MONDAY, DECEMBER 27, 2010
An Open, Bitchy Letter to My Students, and Any Other Students Much Afflicted by Their B+
My dear young friends:
Ah! The B+!! It is the cruelest thing in the world, isn't it? You, my lucky young friends, having been born into one of world's wealthiest countries where everything from frozen yogurt to dirty pictures* to celebrity gossip is but a Paypal click away, are unused to hardship. Even more, you have been fortunate enough to be the children of parents willing, nay eager, to spend $50K+ a year for your education, and probably have since you entered this fine world. I get it. You haven't really had your back up against the wall.
So, of course, when presented with the B+ you earned in my class, you are in turn outraged/devastated. Grief is a terrible emotion. It tears into your soul. Since I turned off my email the day before Christmas and haven't gotten back to you, you have written me emails every single day. Every. Single. Day. So intense is your grief that the emails change in pitch, day by day, as you believe that I am indifferent to the terrible injustice I have done to you. Why am I not in my office Christmas Eve, Christmas Day, hell, EVERY day waiting to fix this blot on your soul? Where in God's name am I? THE HUMANITY!
Only one of my B+ recipients has failed to fill my email box with her daily wails. Let's call her J. J was called alway to Hong Kong in October for her mother's death--a real death, not that kind that crops up when you need it to. You could tell it was the former rather than the latter: J came to class the week before she left for the funeral, and this normally lovely, bright-eyed, well-dressed girl dragged herself in to talk to me, her eyes red-rimmed, her face pale, her hair stringy and uncombed, her eyes fixed on her hands. She was barely able to answer a simple question. When she returned, she remained a zombie; her pixie's frame, which darted around at the beginning of the semester, moved as though she had to swim through molasses. She smiled, but the smile never reached her eyes—not once during the two remaining months of the class. She burst into tears during my office hours. "I"m so sorry! I'm so sorry! I was just thinking about something!" she cried. She is only 22, and while I get impatient with people who want to infantilize college students, 22 is awfully young to see your mom go into the ground.

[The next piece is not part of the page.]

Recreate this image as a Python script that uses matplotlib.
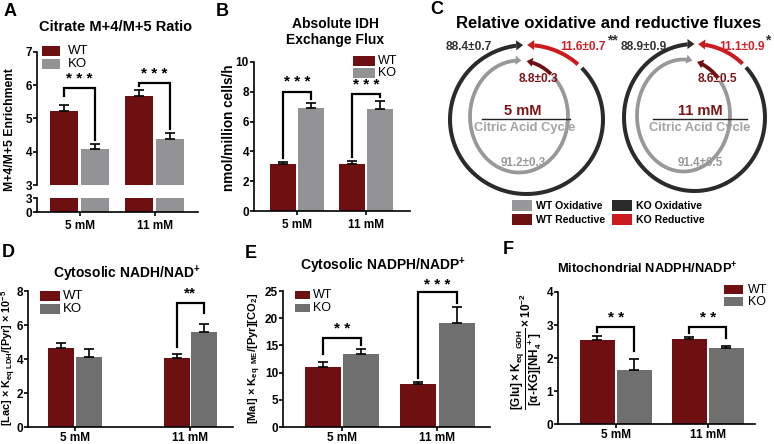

She wrote me an email on Christmas Eve, too. "Dear Dr. Bear: Thanks for all your help this semester. I really enjoyed the class. And thanks for working so hard to make it fun."
That's it. That's all she had to say.
It is my experience that students are quite literal, so let me explain what I am getting at here in less abstract terms: there are bigger things on your horizon than a B+ in my class, or any class. There will be children, tragedies, triumphs, cancer, Alzheimer's, cheating spouses, divorce, people you trust who betray you, losses (real losses)--a million things a million times more important to you than what grade you got in my class, which I doubt you will remember in ten years.
One of my major flaws/features as a professor is that I never cared very much about grades when I was a student. I thought grades were childish. I still do. But I have to have to some way of giving you feedback to help you understand how you are doing, and the world wants us to have grades, so there you are. And so I freely admit that I am less sympathetic to those of you for whom your B+ is the Worst Thing Ever. When I was a student, I generally thought "a B! Gnarly!" (Yes, we said gnarly back then. Shut up.) I went to an undergrad institution where there were no pluses or minuses, so an 89 percent? It was a B. Just like an 81 percent. You sucked it up. Thus, in addition to wanting you to understand that, as in J's case, you will have to learn to cope with real pain, I also want you to understand that a B+ is actually a GOOD grade, not a bad grade.
Finally, the nice lady that handles grade changes is out of the office visiting her family in China until January 15th. So even if there has been a mistake, we can't fix it until then anyway. How's about you stop sweating it, stop pestering me, and just chill until January at the earliest? I know this means carrying around a frightful burden, but, please, try to be brave and carry on, despite the many trials you must bear, until then.
The Bitchy Bear
*Back in the day, we had to work harder to get our porn. Just saying.